Untill now i dont find a vivid use of fileset. Since any any further use, we should rely on datastage. Dataset can be opted for the same purpose which is more effecient.

ray.wurlod · Post by **ray.wurlod** » Sat Mar 11, 2006 6:29 am

That's not quite true. The File Set control file gives the location of the data files, and these are quite readable by humans and outside processes. The point is, however, that the File Set is partitioned, so that some of the data (rows) are on each processing node. That may inconvenience outside applications, but one could script around the inconvenience, particularly on SMP architecture.

vmcburney · Post by **vmcburney** » Sat Mar 11, 2006 6:39 pm

Which is why filesets are so good for archiving, they are relatively fast to write and if you collect them from each node you have a readable set of data.

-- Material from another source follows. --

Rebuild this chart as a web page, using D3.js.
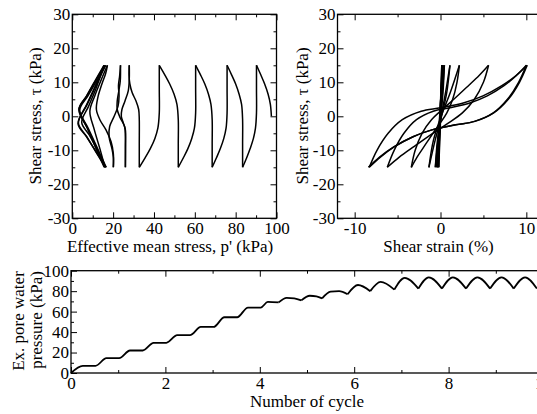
<!DOCTYPE html>
<html><head><meta charset="utf-8">
<script src="https://cdn.jsdelivr.net/npm/d3@7"></script>
<style>
body{margin:0;background:#fff}
svg{display:block}
</style>
</head><body>
<svg id="c" width="537" height="414"></svg>
<script>
// ---------- DATA ----------
// Effective stress path: [p' (kPa), tau (kPa)] in loading order
const stressPath = [
  [97.5,0],[97.0,3.5],[95.9,6.5],[94.2,9.5],[92.3,12.2],[90.2,15],
  [90.2,8],[90.2,1],[89.7,-3.5],[88.7,-6.5],[87.1,-9.5],[85.4,-12.2],[83.4,-15],
  [83.4,-8],[83.4,-1],[82.9,3.5],[81.7,6.5],[80.0,9.5],[78.0,12.2],[75.8,15],
  [75.8,8],[75.8,1],[75.3,-3.5],[74.2,-6.5],[72.5,-9.5],[70.6,-12.2],[68.5,-15],
  [68.5,-8],[68.5,-1],[67.9,3.5],[66.7,6.5],[64.9,9.5],[62.8,12.2],[60.4,15],
  [60.4,8],[60.4,1],[59.8,-3.5],[58.5,-6.5],[56.6,-9.5],[54.4,-12.2],[51.9,-15],
  [51.9,-8],[51.9,-1],[51.25,3.5],[49.85,6.5],[47.7,9.5],[45.3,12.2],[42.6,15],
  [42.6,8],[42.6,1],[41.9,-3.5],[40.45,-6.5],[38.2,-9.5],[35.65,-12.2],[32.8,-15],
  [32.8,-8],[32.8,-1],[32.5,2],[31.2,4.5],[29.3,7],[28.2,9.5],[27.8,12],[27.9,15],
  [27.9,11],[27.4,7.5],[25.8,4.5],[24.3,2],[24.0,0],[25.0,-2],[26.0,-4],[26.0,-9],[26.0,-15],
  [26.0,-6],[25.6,-3],[23.5,-0.5],[22.0,2],[22.0,4.5],[22.8,7.5],[23.5,10.5],[23.6,15],
  [23.2,12],[22.6,9],[22.9,6],[22.4,3],[20.5,0],[18.3,-3],[18.0,-6],[19.4,-9.5],[20.1,-12],[20.1,-15],
  [20.1,-11],[19.0,-7.5],[16.5,-4],[13.5,-1],[11.8,2],[12.5,5.5],[14.5,9.5],[16.3,12.5],[17.2,15],
  [14.0,10.5],[11.0,6],[8.6,1.5],[10.8,-4],[13.5,-9.5],[16.0,-15],
  [12.3,-10],[8.3,-5.5],[4.6,-1.8],[8.0,3],[11.8,8.5],[15.5,15],
  [11.2,10.5],[7.0,6],[3.2,2],[7.4,-3.5],[11.6,-9],[16.2,-15],
  [11.6,-10.5],[7.1,-6],[3.0,-2],[7.1,3.5],[11.3,9],[15.8,15],
  [11.45,10.5],[7.1,6],[3.4,2.2],[7.8,-3.5],[12.0,-9],[16.6,-15],
  [11.75,-10.5],[6.9,-6],[2.8,-2.2],[7.3,3.5],[11.6,9],[16.3,15],
  [12.0,10.5],[7.65,6],[3.6,1.8],[7.4,-3.5],[11.3,-9],[15.6,-15]
];

// Stress-strain path: [shear strain (%), tau (kPa)]
const strainPath = [
  [0,0],[0.07,7],[0.15,15],
  [-0.05,0],[-0.2,-15],
  [0.02,0],[0.2,15],
  [-0.06,0],[-0.3,-15],
  [0.0,0],[0.25,15],
  [-0.08,0],[-0.35,-15],
  [0.0,0],[0.3,15],
  [-0.1,0],[-0.45,-15],
  [0.02,0],[0.45,15],
  [0.29,7],[0.03,0],[-0.29,-7],[-0.6,-15],
  [-0.35,-7],[0.08,0],[0.59,7],[1.1,15],
  [0.73,7],[0.12,0],[-0.62,-7],[-1.35,-15],
  [-0.82,-7],[0.07,0],[1.14,7],[2.2,15],
  [1.92,10],[1.42,5],[0.74,1],[-0.04,-2],[-0.88,-5],[-1.94,-9],[-2.73,-12],[-3.4,-15],
  [-2.95,-10],[-2.15,-5],[-1.05,-1],[0.2,2],[1.55,5],[3.25,9],[4.5,12],[5.6,15],
  [5.0,10],[3.95,5],[2.55,1],[0.9,-2],[-0.9,-5],[-3.15,-9],[-4.8,-12],[-6.2,-15],
  [-5.4,-10],[-4.26,-5],[-2.8,-1],[-0.85,1.5],[1.1,2.5],[3.5,4],[5.45,6],[7.4,9],[8.85,12],[10,15],
  [9.1,10],[7.8,5],[6.15,1],[3.95,-1.5],[1.75,-2.5],[-1,-4],[-3.2,-6],[-5.4,-9],[-7,-12],[-8.3,-15],
  [-7.4,-10],[-6.1,-5],[-4.45,-1],[-2.25,1.5],[0,2.5],[2.75,4],[4.95,6],[7.15,9],[8.8,12],[10.1,15],
  [9.2,10],[7.9,5],[6.2,1],[4,-1.5],[1.8,-2.5],[-1,-4],[-3.2,-6],[-5.45,-9],[-7.1,-12],[-8.4,-15]
];

// Excess pore water pressure history
const cycleN = [0,0.25,0.52,0.75,1.02,1.25,1.52,1.75,2.02,2.25,2.52,2.75,3.02,3.25,3.52,3.75,4.02,
  4.17,4.4,4.57,4.73,4.88,5.06,5.2,5.32,5.5,5.68,5.86,6.08,6.34,6.56,6.85,7.07,7.36,7.58,7.86,
  8.09,8.37,8.61,8.88,9.12,9.38,9.62,9.87];
const poreU = [0,7,7,14.5,14.5,22,22,29.5,29.5,37,37,45,45,54.5,54.5,64,64,
  69.5,69,73.5,73,71,75.5,75,73,79.5,80,77,86,80,89,81.5,93,82.5,93.5,82.5,
  93.5,82.5,93.5,82.5,93.5,82.5,93.5,82.5];

// Axis ticks
const pMajor = [0,20,40,60,80,100], pMinor = [10,30,50,70,90];
const tauMajor = [-30,-20,-10,0,10,20,30], tauMinor = [-25,-15,-5,5,15,25];
const gMajor = [-10,0,10], gMinor = [-5,5];
const nMajor = [0,2,4,6,8,10], nMinor = [1,3,5,7,9];
const uMajor = [0,20,40,60,80,100], uMinor = [10,30,50,70,90];

// ---------- DRAW ----------
const FONT = "'Liberation Serif', 'Times New Roman', Times, 'DejaVu Serif', serif";
const svg = d3.select("#c").style("font-family", FONT);
const FS = 17;

function frame(xs, ys, xMaj, xMin, yMaj, yMin){
  const [x0,x1] = xs.range(), [y0,y1] = ys.range();
  const g = svg.append("g");
  const fmt = d => String(d);
  const add = (axisFn, sc, vals, size, labels, tx, ty, pad) => {
    const a = axisFn(sc).tickValues(vals).tickSizeInner(size).tickSizeOuter(0).tickPadding(pad||3)
      .tickFormat(labels ? fmt : "");
    const gg = g.append("g").attr("transform", `translate(${tx},${ty})`).call(a);
    gg.select(".domain").remove();
    gg.attr("font-family", null).attr("font-size", null);
    gg.selectAll("line").attr("stroke","#000").attr("stroke-width",1);
    gg.selectAll("text").style("font-family", FONT).style("font-size", FS + "px").attr("fill","#000");
    return gg;
  };
  add(d3.axisBottom, xs, xMaj, -6, true, 0, y0, 4);
  add(d3.axisBottom, xs, xMin, -3, false, 0, y0);
  add(d3.axisTop, xs, xMaj, -6, false, 0, y1);
  add(d3.axisTop, xs, xMin, -3, false, 0, y1);
  add(d3.axisLeft, ys, yMaj, -6, true, x0, 0, 2);
  add(d3.axisLeft, ys, yMin, -3, false, x0, 0);
  add(d3.axisRight, ys, yMaj, -6, false, x1, 0);
  add(d3.axisRight, ys, yMin, -3, false, x1, 0);
  g.append("rect").attr("x",x0).attr("y",y1).attr("width",x1-x0).attr("height",y0-y1)
    .attr("fill","none").attr("stroke","#000").attr("stroke-width",1.3);
  return g;
}

function splitAtPeaks(pts){
  const segs=[]; let cur=[pts[0]];
  for(let i=1;i<pts.length;i++){
    cur.push(pts[i]);
    if(Math.abs(pts[i][1])===15 && i<pts.length-1){ segs.push(cur); cur=[pts[i]]; }
  }
  segs.push(cur);
  return segs;
}

// Panel 1: stress path
const xP = d3.scaleLinear().domain([0,100]).range([72.3,276.5]);
const yT = d3.scaleLinear().domain([-30,30]).range([218.3,14.3]);
const line1 = d3.line().x(d=>xP(d[0])).y(d=>yT(d[1])).curve(d3.curveCatmullRom.alpha(0.5));
svg.append("g").selectAll("path").data(splitAtPeaks(stressPath)).join("path")
  .attr("d",line1).attr("fill","none").attr("stroke","#000").attr("stroke-width",1.5);
frame(xP, yT, pMajor, pMinor, tauMajor, tauMinor);

// Panel 2: stress-strain
const xG = d3.scaleLinear().domain([-12,12]).range([337.5,543.5]);
const line2 = d3.line().x(d=>xG(d[0])).y(d=>yT(d[1])).curve(d3.curveCatmullRom.alpha(0.5));
svg.append("g").selectAll("path").data(splitAtPeaks(strainPath)).join("path")
  .attr("d",line2).attr("fill","none").attr("stroke","#000").attr("stroke-width",1.5);
frame(xG, yT, gMajor, gMinor, tauMajor, tauMinor);

// Panel 3: pore pressure
const xN = d3.scaleLinear().domain([0,10]).range([71,543]);
const yU = d3.scaleLinear().domain([0,100]).range([373,270.7]);
const pts3 = cycleN.map((n,i)=>[n, poreU[i]]);
const segs3=[]; let cur3=[pts3[0]];
for(let i=1;i<pts3.length;i++){
  cur3.push(pts3[i]);
  if(i<pts3.length-1 && poreU[i]<poreU[i-1] && poreU[i]<poreU[i+1]){ segs3.push(cur3); cur3=[pts3[i]]; }
}
segs3.push(cur3);
const line3 = d3.line().x(d=>xN(d[0])).y(d=>yU(d[1])).curve(d3.curveMonotoneX);
svg.append("g").selectAll("path").data(segs3).join("path")
  .attr("d",line3).attr("fill","none").attr("stroke","#000").attr("stroke-width",1.8);
frame(xN, yU, nMajor, nMinor, uMajor, uMinor);

// Titles
const T = (txt, x, y, rot) => {
  const t = svg.append("text").style("font-family", FONT).style("font-size", FS + "px")
    .attr("fill","#000").attr("text-anchor","middle").text(txt);
  if(rot) t.attr("transform",`translate(${x},${y}) rotate(-90)`).attr("dy","0.35em");
  else t.attr("x",x).attr("y",y);
};
T("Effective mean stress, p' (kPa)", 170, 252);
T("Shear strain (%)", 438.5, 252);
T("Shear stress, \u03c4 (kPa)", 35, 116, true);
T("Shear stress, \u03c4 (kPa)", 302, 116, true);
T("Ex. pore water", 18.5, 321, true);
T("pressure (kPa)", 36.5, 320, true);
T("Number of cycle", 307, 407);
</script>
</body></html>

MTA · Post by **MTA** » Sat Mar 11, 2006 11:20 pm

FYI: From development guide:
DataStage doesn't know how large your data is, so cannot make an informed choice whether to combine data using a join stage or a lookup stage. Here's how to decide which to use: There are two data sets being combined. One is the primary or driving dataset, sometimes called the left of the join. The other data set(s) are the reference datasets, or the right of the join.
In all cases we are concerned with the size of the reference datasets. If these take up a large amount of memory relative to the physical RAM memory size of the computer you are running on, then a lookup stage may thrash because the reference datasets may not fit in RAM along with everything else that has to be in RAM. This results in very slow
performance since each lookup operation can, and typically does,
cause a page fault and an I/O operation. So, if the reference datasets are big enough to cause trouble, use a join. A join does a high-speed sort on the driving and reference datasets. This can involve I/O if the data is big enough, but the I/O is all highly optimized and sequential. Once the sort is over the join Processing is very fast and never involves paging or other I/O.